[START Source data]

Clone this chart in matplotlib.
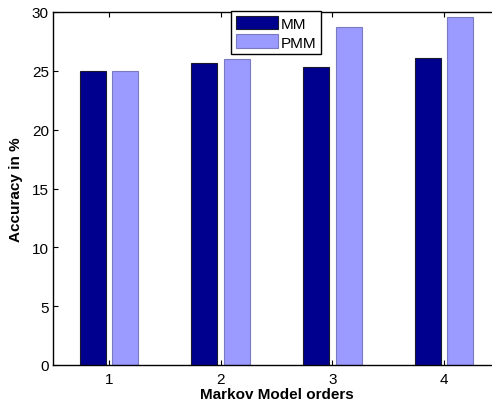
import matplotlib
matplotlib.use("Agg")
import matplotlib.pyplot as plt
import numpy as np

plt.rcParams['font.family'] = ['Liberation Sans', 'DejaVu Sans']

orders = [1, 2, 3, 4]
mm = [25.0, 25.66, 25.32, 26.05]
pmm = [25.0, 25.97, 28.72, 29.6]
series_names = ['MM', 'PMM']
yticks = [0, 5, 10, 15, 20, 25, 30]

fig = plt.figure(figsize=(4.92, 4.06), dpi=100)
ax = fig.add_axes([53/492, 40/406, (500-53)/492, (366-13)/406])

x = np.array(orders, dtype=float)
w = 0.232
off = 0.145
ax.bar(x - off, mm, width=w, color='#00008f', edgecolor='#1a1a2e', linewidth=0.8, label=series_names[0])
ax.bar(x + off, pmm, width=w, color='#9a9aff', edgecolor='#7a7ac0', linewidth=0.8, label=series_names[1])

ax.set_xlim(0.5, 4.5)
ax.set_ylim(0, 30)
ax.set_xticks(orders)
ax.set_xticklabels([str(o) for o in orders])
ax.set_yticks(yticks)
ax.tick_params(direction='in', length=3.5, width=0.8, labelsize=11, top=True, right=True)
ax.tick_params(axis='y', pad=3)
ax.tick_params(axis='x', pad=5)
for s in ax.spines.values():
    s.set_linewidth(1.0)
ax.set_xlabel('Markov Model orders', fontsize=11, fontweight='bold', labelpad=1)
ax.set_ylabel('Accuracy in %', fontsize=11, fontweight='bold', labelpad=6)

leg = ax.legend(loc='upper left', bbox_to_anchor=(231/492, 1-12/406), bbox_transform=fig.transFigure,
                fancybox=False, framealpha=1, edgecolor='black', fontsize=11,
                handlelength=2.75, handleheight=1.0, handletextpad=0.2, borderpad=0.3,
                labelspacing=0.25, borderaxespad=0)
leg.get_frame().set_linewidth(1.0)

fig.savefig('out.png', dpi=100)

[END Source data]

Your copy of the data should match it exactly, except that pictures are left out.

Clone this chart in matplotlib.
import matplotlib
matplotlib.use("Agg")
import matplotlib.pyplot as plt
import numpy as np

plt.rcParams['font.family'] = ['Liberation Sans', 'DejaVu Sans']

orders = [1, 2, 3, 4]
mm = [25.0, 25.66, 25.32, 26.05]
pmm = [25.0, 25.97, 28.72, 29.6]
series_names = ['MM', 'PMM']
yticks = [0, 5, 10, 15, 20, 25, 30]

fig = plt.figure(figsize=(4.92, 4.06), dpi=100)
ax = fig.add_axes([53/492, 40/406, (500-53)/492, (366-13)/406])

x = np.array(orders, dtype=float)
w = 0.232
off = 0.145
ax.bar(x - off, mm, width=w, color='#00008f', edgecolor='#1a1a2e', linewidth=0.8, label=series_names[0])
ax.bar(x + off, pmm, width=w, color='#9a9aff', edgecolor='#7a7ac0', linewidth=0.8, label=series_names[1])

ax.set_xlim(0.5, 4.5)
ax.set_ylim(0, 30)
ax.set_xticks(orders)
ax.set_xticklabels([str(o) for o in orders])
ax.set_yticks(yticks)
ax.tick_params(direction='in', length=3.5, width=0.8, labelsize=11, top=True, right=True)
ax.tick_params(axis='y', pad=3)
ax.tick_params(axis='x', pad=5)
for s in ax.spines.values():
    s.set_linewidth(1.0)
ax.set_xlabel('Markov Model orders', fontsize=11, fontweight='bold', labelpad=1)
ax.set_ylabel('Accuracy in %', fontsize=11, fontweight='bold', labelpad=6)

leg = ax.legend(loc='upper left', bbox_to_anchor=(231/492, 1-12/406), bbox_transform=fig.transFigure,
                fancybox=False, framealpha=1, edgecolor='black', fontsize=11,
                handlelength=2.75, handleheight=1.0, handletextpad=0.2, borderpad=0.3,
                labelspacing=0.25, borderaxespad=0)
leg.get_frame().set_linewidth(1.0)

fig.savefig('out.png', dpi=100)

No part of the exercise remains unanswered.